Our day started at six am, and was spent in the capable hands of tour guide Gerry, with the Arnhemlander Cultural and Heritage tour. An all day tour in a big truck converted to a bus, high off the ground and 4WD so it can manage the terrain, wet or dry (depending on how wet). We counted the number of times we got in and out of that bus and it was eight or nine in/outs, sixteen altogether.
Gerry was informative, interesting, intelligent and very likeable. He described himself as a tradie, a carpenter, who had lived and worked in Arnhemland for many years. He didn't seem as ground down by the tourist trade as I would be! We had several Italians on our tour of eleven people and I wonder how they managed with Gerry's English patter. Better then I would have managed an Italian tour, I am sure.

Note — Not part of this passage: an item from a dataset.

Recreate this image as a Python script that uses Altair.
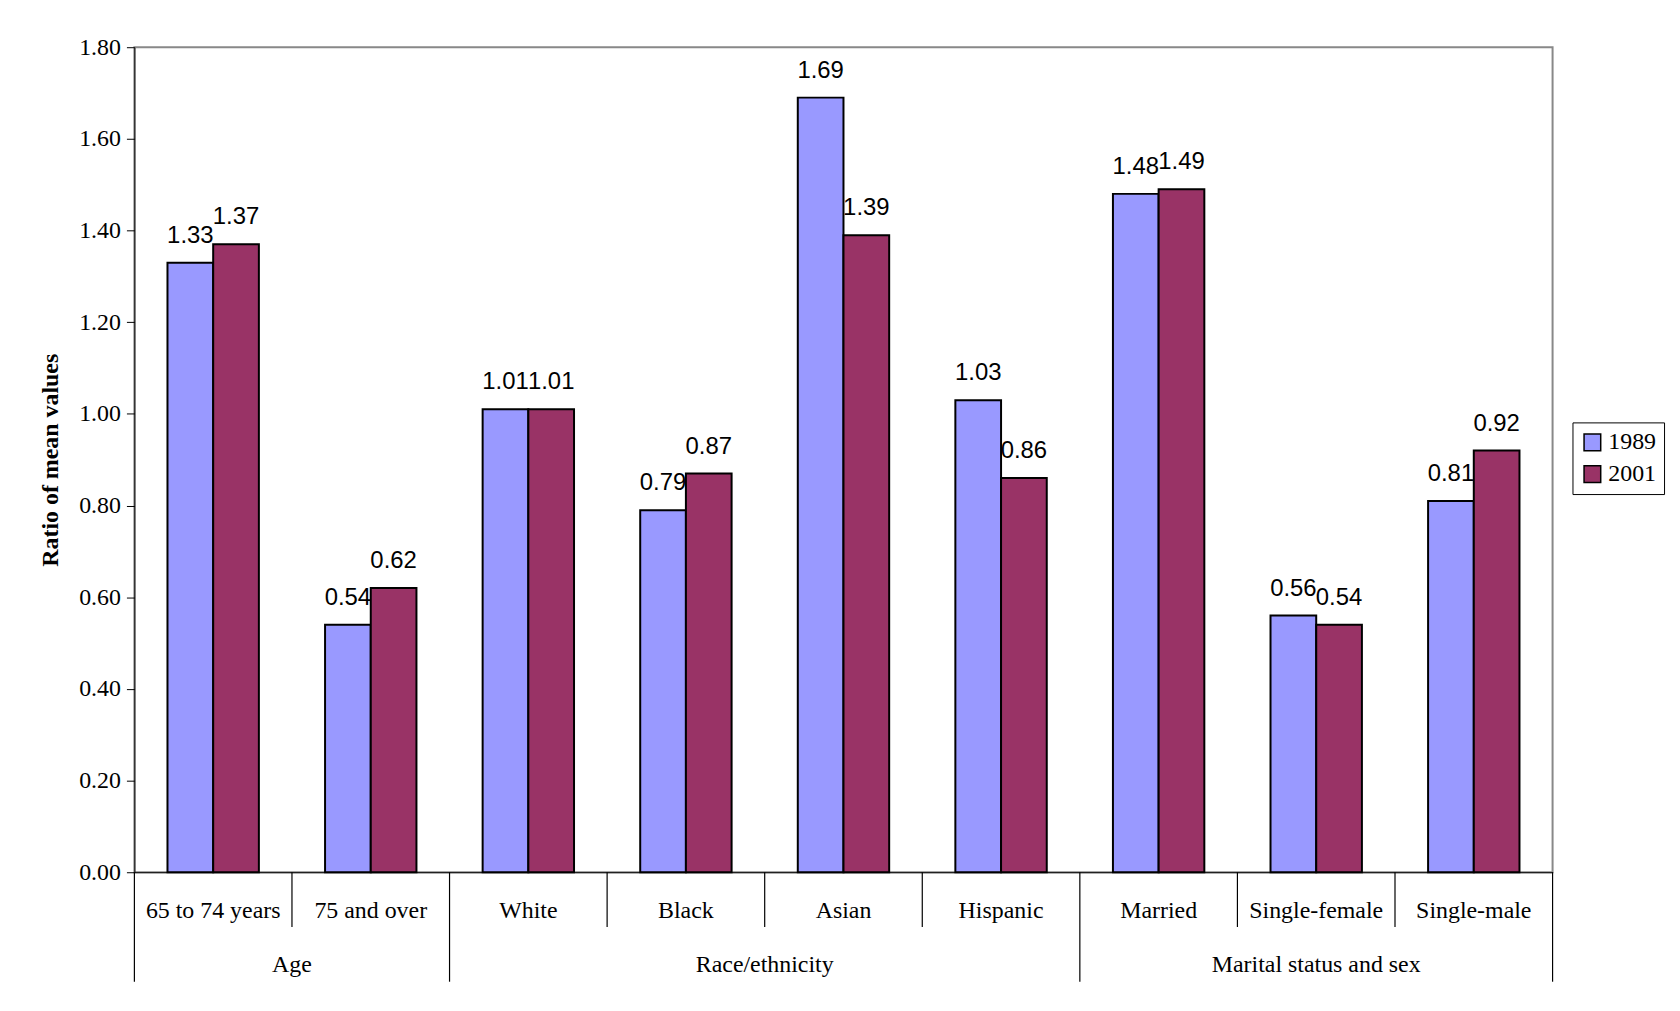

The tour went out from Jabiru along the Arnhem Highway (sealed) to the Border Crossing café and shop where Gerry picked up our packed lunches. The scenery is magnificent with wetlands, grasslands, and the Kakadu escarpment. Our first stop was a rocky outcrop looking out over the flood plain and the stone country, where Gerry talked to us about the geology, flora and fauna (warning us graphically of the ever-present threat of crocodiles) and the aboriginal inhabitants. He pointed out some rock art. He showed us bones of meals past - fish, snake, goanna, turtle, magpie geese. Alas there are far fewer goanna than there used to be, since the incursion of the cane toad. He told us about the early settlers and military posts, and about the buffalo hunters, then the buffalo eradication programme. We saw no buffalo. He talked about the weather. They measure rainfall in metres here. Up to three metres in a season is not unusual. It would be such a different place in The Wet, and Gerry said it was fabulous. Gerry is a very positive guy.
Onwards we went to a site where there was substantial gallery of rock art. It was a bit of a steep climb but well worth it. I took lots of photos and was pleasantly surprised at how well they turned out. It reveals them in such detail, more than you can see with the naked eye.
It was time then to go somewhere for lunch. This is where we needed the 4WD as it was cross country to a glorious spot beside the water. Again stern warnings about crocodiles. The signs are everywhere.
We then went to the Injalak Arts and Crafts store at the aboriginal community of Gunbalanya. There were artists in residence, and we mulled over what to buy, but confined ourselves to a few small things. The people looked in poor condition. They smoke too much, their diet is poor. It was a bit depressing in some ways.
The view from the town is spectacular. Vivid blue and green, and the stone country in the background, and the helicopter as a colourful if incongruent note in the foreground.
On the way back we stopped at another rock art site and sacred burial ground. Photos are permitted, but not below a certain line on the rock. We treat the place with respect.
On the way home we stopped again the Border Crossing to drop off the dirty dishes. I walked across the road and down a path to see a pocket of rainforest and a colony of flying foxes, plus a riverside scene.
Home again, and dinner in the hotel restaurant. Crocodile risotto. Yum.